Friday, March 28, 2014

Obamacare Changes Again!

I mentioned a bit more than a year back that many colleges and other governmental institutions were cutting back part-time workers to less than 30 hours a week to avoid being responsible under Obamacare for health insurance.  For adjunct faculty, this meant that many institutions, such as College of Western Idaho, reduced the maximum number of courses that you could teach from seven per year to six per year.  This was a great hardship, because adjunct faculty are already very poorly paid, and of course, now they had even less money to buy health insurance than they had before -- while Obamacare made health insurance more expensive.

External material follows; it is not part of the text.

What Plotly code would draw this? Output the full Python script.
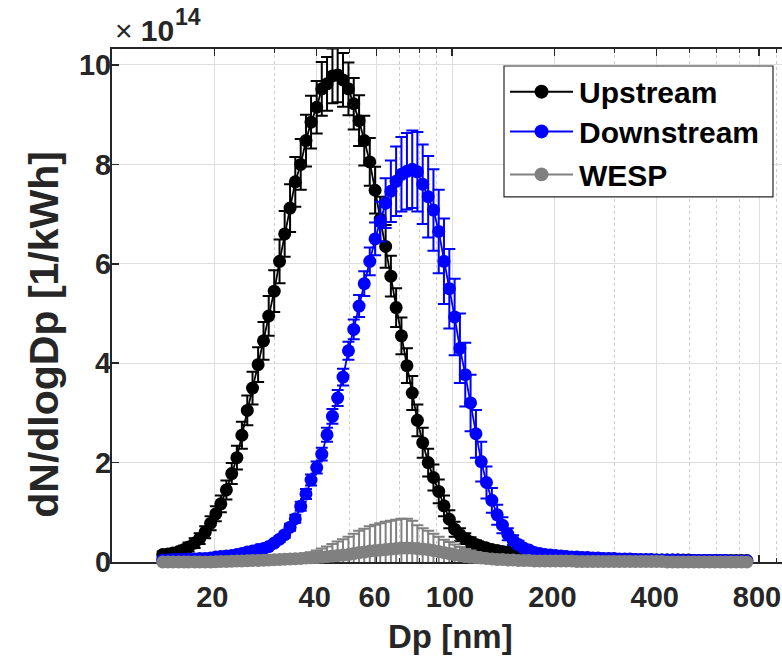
import plotly.graph_objects as go

# ---------------- data (dN/dlogDp in units of 1e14 per kWh) ----------------
dp_nm = [14.1, 14.6, 15.1, 15.7, 16.3, 16.8, 17.5, 18.1, 18.8, 19.5,
         20.2, 20.9, 21.7, 22.5, 23.3, 24.1, 25.0, 25.9, 26.9, 27.9,
         28.9, 30.0, 31.1, 32.2, 33.4, 34.6, 35.9, 37.2, 38.5, 40.0,
         41.4, 42.9, 44.5, 46.1, 47.8, 49.6, 51.4, 53.3, 55.2, 57.3,
         59.4, 61.5, 63.8, 66.1, 68.5, 71.0, 73.7, 76.4, 79.1, 82.0,
         85.1, 88.2, 91.4, 94.7, 98.2, 101.8, 105.5, 109.4, 113.4, 117.6,
         121.9, 126.3, 131.0, 135.8, 140.7, 145.9, 151.2, 156.8, 162.5, 168.5,
         174.7, 181.1, 187.7, 194.6, 201.7, 209.1, 216.7, 224.7, 232.9, 241.4,
         250.3, 259.5, 269.0, 278.8, 289.0, 299.6, 310.6, 322.0, 333.8, 346.0,
         358.7, 371.8, 385.4, 399.5, 414.2, 429.4, 445.1, 461.4, 478.3, 495.8,
         514.0, 532.8, 552.3, 572.5, 593.5, 615.3, 637.8, 661.2, 685.4, 710.5,
         736.5]

upstream = [0.15, 0.16, 0.18, 0.21, 0.25, 0.30, 0.38, 0.47, 0.60, 0.78,
            0.97, 1.17, 1.45, 1.78, 2.10, 2.55, 3.05, 3.50, 3.97, 4.45,
            4.95, 5.45, 6.05, 6.60, 7.12, 7.65, 8.00, 8.48, 8.85, 9.15,
            9.52, 9.62, 9.78, 9.80, 9.70, 9.52, 9.22, 8.88, 8.48, 8.05,
            7.48, 6.90, 6.35, 5.75, 5.12, 4.55, 3.95, 3.40, 2.85, 2.40,
            2.00, 1.70, 1.42, 1.13, 0.86, 0.66, 0.55, 0.47, 0.40, 0.35,
            0.31, 0.28, 0.25, 0.23, 0.21, 0.20, 0.19, 0.18, 0.17, 0.16,
            0.15, 0.14, 0.13, 0.12, 0.11, 0.10, 0.10, 0.09, 0.09, 0.08,
            0.08, 0.07, 0.07, 0.06, 0.06, 0.06, 0.05, 0.05, 0.05, 0.05,
            0.04, 0.04, 0.04, 0.04, 0.04, 0.04, 0.04, 0.04, 0.04, 0.04,
            0.03, 0.03, 0.03, 0.03, 0.03, 0.03, 0.03, 0.03, 0.03, 0.03,
            0.03]
upstream_err = [0.06, 0.06, 0.07, 0.07, 0.08, 0.09, 0.10, 0.11, 0.12, 0.14,
                0.15, 0.17, 0.19, 0.21, 0.24, 0.27, 0.30, 0.33, 0.35, 0.38,
                0.40, 0.42, 0.44, 0.46, 0.48, 0.50, 0.51, 0.52, 0.53, 0.53,
                0.54, 0.54, 0.55, 0.55, 0.54, 0.53, 0.52, 0.51, 0.50, 0.48,
                0.47, 0.45, 0.43, 0.41, 0.39, 0.37, 0.35, 0.34, 0.32, 0.30,
                0.28, 0.26, 0.24, 0.21, 0.18, 0.15, 0.13, 0.11, 0.10, 0.09,
                0.08, 0.07, 0.07, 0.06, 0.06, 0.05, 0.05, 0.05, 0.04, 0.04,
                0.04, 0.04, 0.04, 0.04, 0.04, 0.03, 0.03, 0.03, 0.03, 0.03,
                0.03, 0.03, 0.03, 0.03, 0.03, 0.02, 0.02, 0.02, 0.02, 0.02,
                0.02, 0.02, 0.02, 0.02, 0.02, 0.02, 0.02, 0.02, 0.02, 0.02,
                0.01, 0.01, 0.01, 0.01, 0.01, 0.01, 0.01, 0.01, 0.01, 0.01,
                0.01]

downstream = [0.04, 0.04, 0.05, 0.05, 0.05, 0.06, 0.06, 0.07, 0.07, 0.08,
              0.10, 0.11, 0.12, 0.13, 0.15, 0.17, 0.20, 0.22, 0.25, 0.27,
              0.31, 0.38, 0.46, 0.55, 0.70, 0.87, 1.12, 1.37, 1.65, 1.90,
              2.17, 2.56, 2.93, 3.30, 3.72, 4.25, 4.68, 5.15, 5.60, 6.05,
              6.50, 6.85, 7.22, 7.46, 7.66, 7.80, 7.86, 7.90, 7.85, 7.60,
              7.35, 7.08, 6.65, 6.05, 5.50, 4.93, 4.30, 3.77, 3.20, 2.58,
              2.02, 1.60, 1.24, 0.95, 0.74, 0.56, 0.44, 0.35, 0.28, 0.24,
              0.19, 0.17, 0.15, 0.14, 0.13, 0.12, 0.11, 0.10, 0.10, 0.09,
              0.09, 0.08, 0.08, 0.07, 0.07, 0.07, 0.06, 0.06, 0.06, 0.05,
              0.05, 0.05, 0.05, 0.04, 0.04, 0.04, 0.04, 0.04, 0.03, 0.03,
              0.03, 0.03, 0.03, 0.03, 0.03, 0.03, 0.03, 0.02, 0.02, 0.02,
              0.02]
downstream_err = [0.02, 0.02, 0.02, 0.02, 0.02, 0.02, 0.02, 0.02, 0.02, 0.02,
                  0.03, 0.03, 0.03, 0.03, 0.03, 0.03, 0.04, 0.04, 0.04, 0.04,
                  0.05, 0.05, 0.06, 0.06, 0.07, 0.08, 0.09, 0.10, 0.11, 0.12,
                  0.13, 0.14, 0.15, 0.16, 0.17, 0.18, 0.20, 0.22, 0.25, 0.28,
                  0.33, 0.40, 0.50, 0.62, 0.70, 0.75, 0.77, 0.78, 0.80, 0.80,
                  0.82, 0.82, 0.84, 0.86, 0.80, 0.77, 0.70, 0.64, 0.57, 0.48,
                  0.40, 0.32, 0.25, 0.20, 0.16, 0.12, 0.10, 0.08, 0.06, 0.05,
                  0.04, 0.04, 0.04, 0.03, 0.03, 0.03, 0.03, 0.03, 0.03, 0.03,
                  0.03, 0.03, 0.02, 0.02, 0.02, 0.02, 0.02, 0.02, 0.02, 0.02,
                  0.02, 0.02, 0.02, 0.02, 0.02, 0.02, 0.02, 0.02, 0.02, 0.02,
                  0.02, 0.02, 0.02, 0.02, 0.02, 0.02, 0.02, 0.02, 0.02, 0.02,
                  0.02]

wesp = [0.00, 0.00, 0.00, 0.00, 0.00, 0.00, 0.00, 0.00, 0.00, 0.00,
        0.005, 0.01, 0.01, 0.015, 0.02, 0.02, 0.025, 0.03, 0.03, 0.035,
        0.04, 0.045, 0.05, 0.055, 0.06, 0.065, 0.07, 0.08, 0.085, 0.09,
        0.10, 0.11, 0.12, 0.13, 0.14, 0.15, 0.17, 0.19, 0.20, 0.22,
        0.23, 0.24, 0.25, 0.26, 0.27, 0.28, 0.28, 0.28, 0.27, 0.26,
        0.25, 0.23, 0.21, 0.19, 0.17, 0.15, 0.13, 0.11, 0.10, 0.09,
        0.08, 0.07, 0.06, 0.05, 0.05, 0.04, 0.04, 0.03, 0.03, 0.03,
        0.02, 0.02, 0.02, 0.02, 0.02, 0.02, 0.02, 0.02, 0.01, 0.01,
        0.01, 0.01, 0.01, 0.01, 0.01, 0.01, 0.01, 0.01, 0.01, 0.01,
        0.01, 0.01, 0.01, 0.01, 0.01, 0.00, 0.00, 0.00, 0.00, 0.00,
        0.00, 0.00, 0.00, 0.00, 0.00, 0.00, 0.00, 0.00, 0.00, 0.00,
        0.00]
wesp_err = [0.00, 0.00, 0.00, 0.00, 0.00, 0.00, 0.00, 0.00, 0.00, 0.00,
            0.01, 0.01, 0.01, 0.01, 0.01, 0.02, 0.02, 0.02, 0.02, 0.03,
            0.03, 0.03, 0.04, 0.04, 0.05, 0.06, 0.07, 0.09, 0.11, 0.14,
            0.17, 0.20, 0.24, 0.28, 0.32, 0.36, 0.40, 0.44, 0.47, 0.50,
            0.52, 0.54, 0.56, 0.57, 0.58, 0.59, 0.59, 0.55, 0.47, 0.42,
            0.38, 0.34, 0.30, 0.26, 0.23, 0.20, 0.17, 0.15, 0.13, 0.11,
            0.10, 0.09, 0.08, 0.07, 0.06, 0.05, 0.05, 0.04, 0.04, 0.03,
            0.03, 0.03, 0.03, 0.02, 0.02, 0.02, 0.02, 0.02, 0.02, 0.02,
            0.01, 0.01, 0.01, 0.01, 0.01, 0.01, 0.01, 0.01, 0.01, 0.01,
            0.01, 0.01, 0.01, 0.01, 0.01, 0.01, 0.01, 0.01, 0.01, 0.01,
            0.00, 0.00, 0.00, 0.00, 0.00, 0.00, 0.00, 0.00, 0.00, 0.00,
            0.00]

series_names = ["Upstream", "Downstream", "WESP"]
series_colors = ["#000000", "#0000ff", "#808080"]
x_tick_vals = [20, 40, 60, 100, 200, 400, 800]
x_tick_text = ["20", "40", "60", "100", "200", "400", "800"]
x_minor_vals = [30, 50, 70, 80, 90, 300, 500, 600, 700, 900]
y_tick_vals = [0, 2, 4, 6, 8, 10]
y_tick_text = ["0", "2", "4", "6", "8", "10"]

# ---------------- layout geometry (window pixels) ----------------
W, H = 782, 658
L, R, T = 112, 0, 49
B = H - 562.5
PW, PH = W - L - R, H - T - B
FONT = "Liberation Sans, Arial, Helvetica, sans-serif"
AXC = "#262626"


def px_x(p):
    """window pixel -> paper x"""
    return (p - L) / PW


def px_y(p):
    """window pixel -> paper y"""
    return (H - B - p) / PH


fig = go.Figure()
all_y = [upstream, downstream, wesp]
all_e = [upstream_err, downstream_err, wesp_err]
for name, ys, es, col in zip(series_names, all_y, all_e, series_colors):
    fig.add_trace(go.Scatter(
        x=dp_nm, y=ys, name=name, mode="lines+markers",
        line=dict(color=col, width=1.8),
        marker=dict(color=col, size=13, line=dict(width=0)),
        error_y=dict(type="data", array=es, visible=True, color=col,
                     thickness=2, width=6),
        cliponaxis=False, showlegend=False,
    ))

fig.update_layout(
    width=W, height=H,
    margin=dict(l=L, r=R, t=T, b=B, pad=0),
    paper_bgcolor="white", plot_bgcolor="white",
    font=dict(family=FONT, color=AXC),
    showlegend=False,
)

fig.update_xaxes(
    type="log", range=[1.0, 1.0 + PW / 340.0],
    tickmode="array", tickvals=x_tick_vals, ticktext=x_tick_text,
    tickfont=dict(size=29, weight="bold", color=AXC, family=FONT),
    ticks="inside", ticklen=7, tickwidth=1.5, tickcolor=AXC,
    ticklabelstandoff=8, ticklabelshift=-2, ticklabeloverflow="allow",
    showline=True, linecolor=AXC, linewidth=2, mirror="allticks",
    showgrid=True, gridcolor="#dedede", gridwidth=1,
    minor=dict(tickvals=x_minor_vals, ticks="inside", ticklen=4,
               tickcolor=AXC, tickwidth=1, showgrid=True,
               gridcolor="#cccccc", griddash="dot", gridwidth=1),
    zeroline=False, layer="below traces",
)
fig.update_yaxes(
    range=[0, PH / 49.75],
    tickmode="array", tickvals=y_tick_vals, ticktext=y_tick_text,
    tickfont=dict(size=29, weight="bold", color=AXC, family=FONT),
    ticks="inside", ticklen=7, tickwidth=1.5, tickcolor=AXC,
    ticklabelstandoff=-7, ticklabeloverflow="allow",
    showline=True, linecolor=AXC, linewidth=2, mirror=False,
    showgrid=True, gridcolor="#dedede", gridwidth=1,
    zeroline=False, layer="below traces",
)

annotations = [
    dict(text="Dp [nm]", x=px_x(450), y=px_y(637), xref="paper", yref="paper",
         showarrow=False, xanchor="center", yanchor="middle",
         font=dict(size=33, weight="bold", color=AXC, family=FONT)),
    dict(text="dN/dlogDp [1/kWh]", x=px_x(44), y=px_y(335), xref="paper", yref="paper",
         showarrow=False, xanchor="center", yanchor="middle", textangle=-90,
         font=dict(size=41, weight="bold", color=AXC, family=FONT)),
    dict(text="× <b>10</b>", x=px_x(113), y=px_y(30), xref="paper", yref="paper",
         showarrow=False, xanchor="left", yanchor="middle",
         font=dict(size=30, color=AXC, family=FONT)),
    dict(text="14", x=px_x(174), y=px_y(16.5), xref="paper", yref="paper",
         showarrow=False, xanchor="left", yanchor="middle", borderpad=0,
         font=dict(size=23, weight="bold", color=AXC, family=FONT)),
]

shapes = [dict(type="rect", xref="paper", yref="paper",
               x0=px_x(504), x1=px_x(773), y0=px_y(197), y1=px_y(66),
               line=dict(color=AXC, width=1.2), fillcolor="white", layer="above")]
legend_rows = [91.7, 131.5, 174.5]
for name, col, yy in zip(series_names, series_colors, legend_rows):
    shapes.append(dict(type="line", xref="paper", yref="paper",
                       x0=px_x(510), x1=px_x(573), y0=px_y(yy), y1=px_y(yy),
                       line=dict(color=col, width=2), layer="above"))
    shapes.append(dict(type="circle", xref="paper", yref="paper",
                       x0=px_x(534.5), x1=px_x(548.5), y0=px_y(yy + 7), y1=px_y(yy - 7),
                       line=dict(color=col, width=0), fillcolor=col, layer="above"))
    annotations.append(dict(text=name, x=px_x(577), y=px_y(yy + 1), xref="paper", yref="paper",
                            showarrow=False, xanchor="left", yanchor="middle",
                            font=dict(size=30, weight="bold", color="#000000", family=FONT)))

fig.update_layout(annotations=annotations, shapes=shapes)
# remove the default 8 px page margin so the figure fills the window exactly
fig.write_html("out.html",
               config={"displayModeBar": False, "staticPlot": True},
               post_script="document.body.style.margin='0px';document.body.style.padding='0px';")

The good news is that the constantly changing, what will it be this week? Obamacare system must have taken pity on adjuncts, because College of Western Idaho, and I presume other similar institutions, are again allowing adjuncts to teach up to seven courses a year.  This means that if you can actually get the seven maximum courses a year to teach, you can gross $18,795 per year.  Think of trying to raise a family on two of these munificent incomes, for a total of $37,590 -- and again, assuming that you can actually get the seven maximum courses a year to teach. 

It's a good thing that the health exchanges heavily subsidize health insurance with a per person deductible of $6250 per year.  (So if anything seriously goes wrong with your health, you are going to spend thousands of dollars that you do not have for medical care.)  And of course, there is the SNAP program, because people that teach at the college level should have the demeaning prospect of having to go to the government for food assistance.  Tragically, the College of Western Idaho is one of the better paying community colleges in the country.

If you really want to make sure that the people who are teaching your kids about economics, history, and the world have a strong economic incentive to identify with the poor and down-trodden, making sure that adjunct faculty are unable to identify with the middle class is about the most effective way to accomplish this end.

This is especially frustrating to me because I consider teaching to be really important -- a way to present equal time to the Marxian point of view that dominates college level teaching across the nation.  But if interest rates don't rise, I will have no choice but to continue exhausting myself working full-time as a software engineer, and part-time teaching college for several more years.  At current interest rates, I need about $1.5 million to be able to afford to teach, because you really can't afford to teach unless you are independently wealthy.

1 comment:

  1. "You really can't afford to teach unless you are independently wealthy."

    This issue of how much to pay teachers has been going on for a long, long time.

    Wasn't it the case in ancient Greece that it was considered improper to take money for teaching? I may not have that exactly right, but I seem to recall in I.F. Stone's Trial of Socrates that he objected to the charge that he took money for teaching.